TRIBUNNEWS.COM -- Sejak tahun 1999, Haris Koentjoro hijrah ke Amerika Serikat dan mencoba meniti karir di perusahaan desain dan arsitektur, Development Design Group atau DDG.
Kerja keras dan kemampuan kerjanya diakui di perusahaan yang memiliki banyak proyek di Indonesia sejak 30 tahun yang lalu ini.
Kini Haris merupakan salah satu Principal di DDG yang membawahi sebuah studio desain.
"Jadi saya mulai masuk sebagai designer, junior designer waktu itu, meskipun di Indonesia pengalamannya sudah banyak, tapi begitu di AS jadi junior designer lagi," kata dia kepada VOA Indonesia.
"Terus di sini kan ada beberapa tahap, jadi senior designer, kemudian associate, kemudian senior associate, sekarang saya jadi principal," sambung dia.
Sebagai principal, tugas Haris meliputi tanggung jawab menjalankan studio dengan berbagai proyek di Indonesia dan bekerjasama dengan enam studio lain di DDG yang dibagi per kawasan.
"Jadi, spesialisasi kami adalah di bidang perencanaan massal dan mendesain proyek yang besar dan kompleks," jelas Anthony van Vliet, Presiden dan CEO dari DDG.
DDG didirikan pada tahun 1978, dengan 50 persen proyeknya tersebar di seluruh dunia.
Menyusul kiprah internasional ini, DDG pun memiliki karyawan yang berasal dari berbagai negara.
"Saat ini kami ada di sekitar dua puluh negara, jadi latar belakang kami sangat beragam.
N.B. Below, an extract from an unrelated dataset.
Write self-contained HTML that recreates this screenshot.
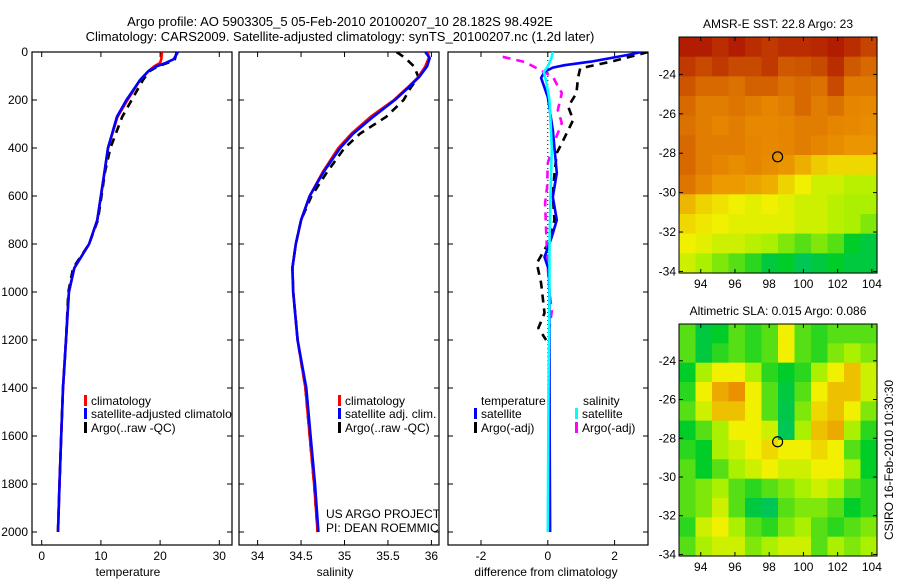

Kami juga diuntungkan dengan hal itu karena kami jadi punya desain yang berkualitas karena kami mendapat masukan dari berbagai kebudayaan yang berbeda," kata Anthony.
"Jadi kami mengumpulkan ide dari berbagai pihak dan hal ini menghasilkan sinergi yang baik dengan desain studio kami," tambah Anthony.
Selain Haris, ada dua orang diaspora Indonesia lain yang bekerja di BBG dan seorang karyawan magang.
Kehadiran mereka di DDG dapat dikenali tidak hanya dari busana batik yang kerap mereka kenakan, tapi juga dari prestasi kerja seperti yang ditunjukkan oleh Haris.
"Haris adalah pria yang sangat berbakat dan kami sangat beruntung memilikinya. Saya menghargai Haris dan hubungan kerja kami sangat baik," sambung Anthony lagi.
Haris menilai, orang Indonesia memang memiliki kelebihan kemampuan dan pengetahuan.
"Lebih comprehensif saja cara berpikirnya karena kita memang dididik untuk mengerti semua hal dari berbagai macam aspek," ungkap dia.
"Lalu secara pendekatan sosial dan kemanusiaan, itu lebih dibanding yang lain, tapi kekurangan kita itu di komunikasi, bagaimana menyampaikan ide dan mengekspos ide itu dalam bahasa Inggris," ujar dia lagi.
Haris lantas menyarankan kepada para arsitek muda Indonesia untuk membuat forum berlatih dan mempresentasikan proyek dalam bahasa Inggris.
Mereka juga harus terus mengasah kemampuan berbahasa dengan mengikuti kompetisi internasional dan program magang.
"Jadi yang bisa dilakukan untuk arsitek-arsitek kita di Indonesia, terutama yang muda, perbanyaklah pengalaman, jadi intern itu penting, salah satunya untuk mengikuti global trend itu seperti apa," tandas dia.